New Jersey is home to some of the highest performing schools in the country. But not all students in this state have equal access to a high-quality education. Bruce D. Baker, professor in the Graduate School of Education at Rutgers-New Brunswick, explains why the achievement gap in New Jersey is so wide and offers our next governor solutions to address the problem in the latest installment in our series on the New Jersey governor’s race.
What are the most pressing education issues facing New Jersey?
Baker: The most pressing issue for pre-K through 12 education in New Jersey is to bring the state school finance formula back onto track. The School Funding Reform Act of 2008 – relatively fresh when the economic collapse of 2007 hit – is a rational, need-targeted formula that would move the state from focusing exclusively on aid to districts that brought litigation over a decade earlier to a statewide system that considers the needs and costs faced by all districts.
SFRA has been undermined by years of cuts and failure to implement the formula according to its original design and intent. Assuming the next governor and legislature can move forward to fully fund SFRA, the next step would be to recalibrate the formula to meet today’s districts’ needs and costs and to provide children in 2017 and beyond equal opportunity.
There is still a significant achievement gap in this state. What are some ways the next governor can bridge that gap?
Baker: New Jersey does have a larger than average achievement gap, which reflects our income gap. Both remain correlated with race, ethnicity and the high degree of racial and economic segregation across our state.

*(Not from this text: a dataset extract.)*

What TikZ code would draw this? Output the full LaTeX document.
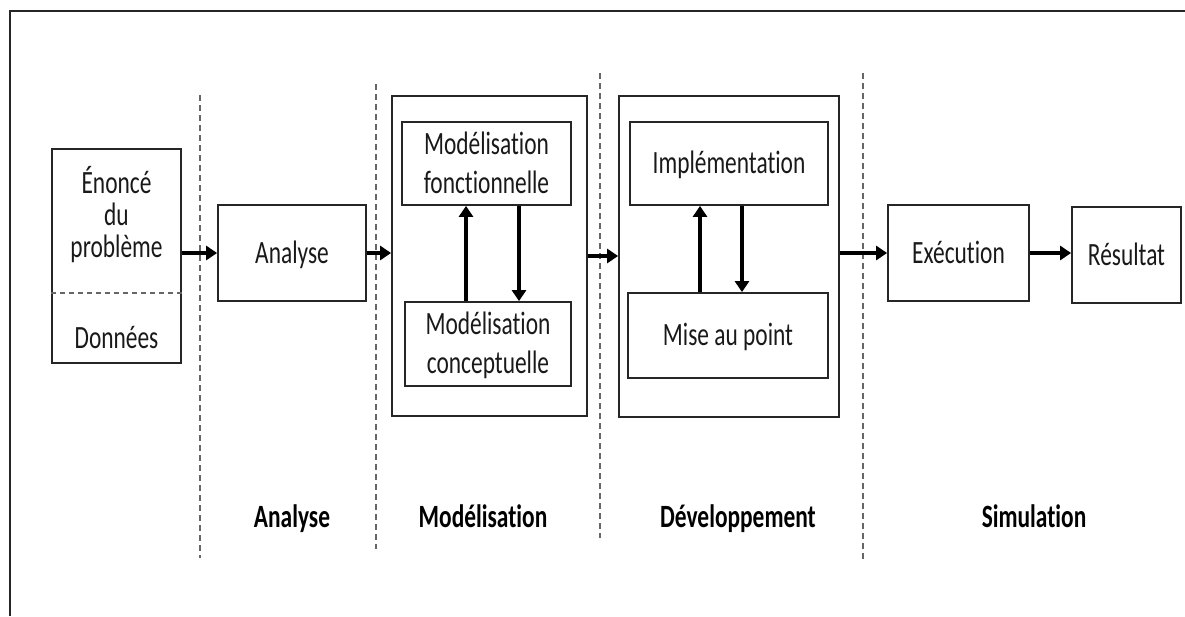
\documentclass[tikz,border=0pt]{standalone}
\usepackage{fontspec}
\setmainfont{Carlito}[FakeStretch=0.72, Ligatures=NoCommon]
\usetikzlibrary{arrows.meta,calc}

\begin{document}
\begin{tikzpicture}[x=1pt,y=-1pt,
  txt/.style={font=\fontsize{32.5}{39}\selectfont, text=black!90},
  box/.style={draw=black!85, line width=1.8pt, rectangle, inner sep=0pt,
    txt, align=center, text height=20pt, text depth=0pt},
  twoline/.style={text height=59pt},
  frame/.style={draw=black!85, line width=2.2pt},
  sep/.style={draw=black!60, line width=1.4pt, dash pattern=on 6pt off 4pt},
  arr/.style={draw=black, line width=3.4pt,
    -{Triangle[length=11pt,width=14pt]}},
  phase/.style={font=\fontsize{32.5}{39}\selectfont\bfseries, anchor=base}
]
\useasboundingbox (0,0) rectangle (1185,616);

% outer frame (only top and left edges fall inside the page)
\draw[frame] (10,616) -- (10,11) -- (1185,11);

% phase separators
\coordinate (s1t) at (200,95);  \coordinate (s1b) at (200,558);
\coordinate (s2t) at (376,84);  \coordinate (s2b) at (376,549);
\coordinate (s3t) at (600,73);  \coordinate (s3b) at (600,538);
\coordinate (s4t) at (863,73);  \coordinate (s4b) at (863,560);
\foreach \i in {1,...,4} \draw[sep] (s\i t) -- (s\i b);

% problem statement / data
\node[box, minimum width=129pt, minimum height=214pt] (enonce) at (116.5,256) {};
\node[txt, anchor=base, align=center, font=\fontsize{32.5}{32}\selectfont]
  (enoncetxt) at (116.5,257) {Énoncé\\du\\problème};
\node[txt, anchor=base] (donnees) at (116.5,348) {Données};
\draw[sep, line width=1.2pt, dash pattern=on 5pt off 4pt]
  (enonce.west |- 0,293) -- (enonce.east |- 0,293);

% analysis
\node[box, minimum width=148pt, minimum height=96pt] (analyse) at (292,253) {Analyse};

% modelling
\node[box, minimum width=195pt, minimum height=320pt] (modl) at (489.5,256) {};
\node[box, twoline, minimum width=169pt, minimum height=83pt] (mf) at (486.5,163.5)
  {Modélisation\\fonctionnelle};
\node[box, twoline, minimum width=166pt, minimum height=84pt] (mc) at (488,344)
  {Modélisation\\conceptuelle};

% development
\node[box, minimum width=220pt, minimum height=321pt] (dev) at (729,256.5) {};
\node[box, minimum width=198pt, minimum height=83pt] (impl) at (729,163.5)
  {Implémentation};
\node[box, minimum width=200pt, minimum height=85pt] (mise) at (728,335.5)
  {Mise au point};

% simulation
\node[box, minimum width=141pt, minimum height=96pt] (exec) at (958.5,253) {Exécution};
\node[box, minimum width=109pt, minimum height=96pt] (res) at (1126.5,255) {Résultat};

% main flow
\draw[arr] (enonce.east |- analyse.west) -- (analyse.west);
\draw[arr] (analyse.east) -- (modl.west |- analyse.east);
\draw[arr] (modl.east) -- (dev.west |- modl.east);
\draw[arr] (dev.east |- exec.west) -- (exec.west);
\draw[arr] (exec.east) -- (res.west |- exec.east);

% inner loops
\draw[arr] (mc.north -| 466,0) -- (mf.south -| 466,0);
\draw[arr] (mf.south -| 519,0) -- (mc.north -| 519,0);
\draw[arr] (mise.north -| 700,0) -- (impl.south -| 700,0);
\draw[arr] (impl.south -| 742,0) -- (mise.north -| 742,0);

% phase names
\node[phase] (pa) at (292,527) {Analyse};
\node[phase] (pm) at (483,527) {Modélisation};
\node[phase] (pd) at (738,527) {Développement};
\node[phase] (ps) at (1034,527) {Simulation};
\end{tikzpicture}
\end{document}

Again, closing those gaps comes down first to equitable and adequate financing, with specific attention to progressively distributing resources to our state’s highest-need schools. Those resources can and should be leveraged to provide smaller class sizes, additional support services and competitive compensation for teachers, administrators and others working with children in the highest-need communities. High-quality preschool, especially targeted to those communities with the fewest private resources to invest in their children, is necessary.
A growing number of parents and students are opting out of high-stakes standardized testing. What is the future of those tests in New Jersey?
Baker: Policymakers at the federal and state level for the past few decades have largely misunderstood how testing can be used effectively as an instructional policy evaluation tool.
Can charter schools and public schools co-exist in New Jersey without one negatively impacting the other?
Baker: We have set up a system in New Jersey that rates and ranks schools based on students’ state test scores. A good school has high proficiency rates. A bad school has low proficiency rates. The state creates and reports on this system, and the media serves as an echo chamber.